» **Problem description**: Starting at the first line of the data below, retype every line up to and including the one containing "const dollars = [129, 130, 136, 140, 144];".

» **Data**:
* * * *
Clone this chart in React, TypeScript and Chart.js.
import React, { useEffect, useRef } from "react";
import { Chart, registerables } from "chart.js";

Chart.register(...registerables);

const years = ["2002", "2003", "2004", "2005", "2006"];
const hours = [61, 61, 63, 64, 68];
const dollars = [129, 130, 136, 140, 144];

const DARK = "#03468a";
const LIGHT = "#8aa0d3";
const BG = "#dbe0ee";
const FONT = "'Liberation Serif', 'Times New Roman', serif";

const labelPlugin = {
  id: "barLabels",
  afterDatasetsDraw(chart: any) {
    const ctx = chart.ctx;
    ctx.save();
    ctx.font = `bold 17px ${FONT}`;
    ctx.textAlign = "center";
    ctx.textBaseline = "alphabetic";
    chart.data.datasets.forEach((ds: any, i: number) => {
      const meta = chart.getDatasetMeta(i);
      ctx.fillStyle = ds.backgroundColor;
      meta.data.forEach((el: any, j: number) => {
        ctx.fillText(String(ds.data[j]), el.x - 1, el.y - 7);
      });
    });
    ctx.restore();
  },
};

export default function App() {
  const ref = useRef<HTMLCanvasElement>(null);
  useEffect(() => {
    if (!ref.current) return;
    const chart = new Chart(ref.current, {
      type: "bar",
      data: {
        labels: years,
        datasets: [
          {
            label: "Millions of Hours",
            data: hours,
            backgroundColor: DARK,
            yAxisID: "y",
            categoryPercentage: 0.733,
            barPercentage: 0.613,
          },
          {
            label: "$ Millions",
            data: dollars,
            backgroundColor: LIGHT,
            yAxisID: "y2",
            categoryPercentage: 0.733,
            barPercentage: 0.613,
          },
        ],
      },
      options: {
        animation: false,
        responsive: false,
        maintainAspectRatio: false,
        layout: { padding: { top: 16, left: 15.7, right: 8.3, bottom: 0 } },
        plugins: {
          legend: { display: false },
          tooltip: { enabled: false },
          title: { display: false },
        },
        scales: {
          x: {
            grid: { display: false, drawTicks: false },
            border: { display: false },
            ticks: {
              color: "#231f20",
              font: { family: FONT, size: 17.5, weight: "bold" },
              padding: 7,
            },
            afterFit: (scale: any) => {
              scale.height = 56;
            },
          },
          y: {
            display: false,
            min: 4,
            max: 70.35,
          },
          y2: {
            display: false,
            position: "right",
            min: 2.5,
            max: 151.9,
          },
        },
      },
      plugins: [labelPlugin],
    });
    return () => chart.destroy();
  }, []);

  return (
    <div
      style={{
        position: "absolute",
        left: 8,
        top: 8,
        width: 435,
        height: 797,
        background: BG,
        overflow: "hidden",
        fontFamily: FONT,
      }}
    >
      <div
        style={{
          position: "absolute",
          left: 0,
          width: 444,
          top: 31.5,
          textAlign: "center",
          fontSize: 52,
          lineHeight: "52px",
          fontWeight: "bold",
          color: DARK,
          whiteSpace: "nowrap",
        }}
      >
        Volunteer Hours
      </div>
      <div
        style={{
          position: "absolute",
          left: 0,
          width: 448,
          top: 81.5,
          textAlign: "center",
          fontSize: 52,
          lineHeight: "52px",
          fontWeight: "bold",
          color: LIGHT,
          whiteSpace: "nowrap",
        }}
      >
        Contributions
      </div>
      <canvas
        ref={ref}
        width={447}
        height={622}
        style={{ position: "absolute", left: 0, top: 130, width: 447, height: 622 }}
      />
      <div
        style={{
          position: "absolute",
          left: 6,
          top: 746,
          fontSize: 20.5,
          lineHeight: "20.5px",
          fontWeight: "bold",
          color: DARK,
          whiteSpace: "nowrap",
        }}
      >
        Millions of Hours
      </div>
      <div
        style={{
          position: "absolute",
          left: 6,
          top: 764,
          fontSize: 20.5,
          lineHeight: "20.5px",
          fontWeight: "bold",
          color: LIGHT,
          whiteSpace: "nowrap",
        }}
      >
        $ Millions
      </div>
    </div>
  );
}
* * * *
» **Answer for this exercise**:
Clone this chart in React, TypeScript and Chart.js.
import React, { useEffect, useRef } from "react";
import { Chart, registerables } from "chart.js";

Chart.register(...registerables);

const years = ["2002", "2003", "2004", "2005", "2006"];
const hours = [61, 61, 63, 64, 68];
const dollars = [129, 130, 136, 140, 144];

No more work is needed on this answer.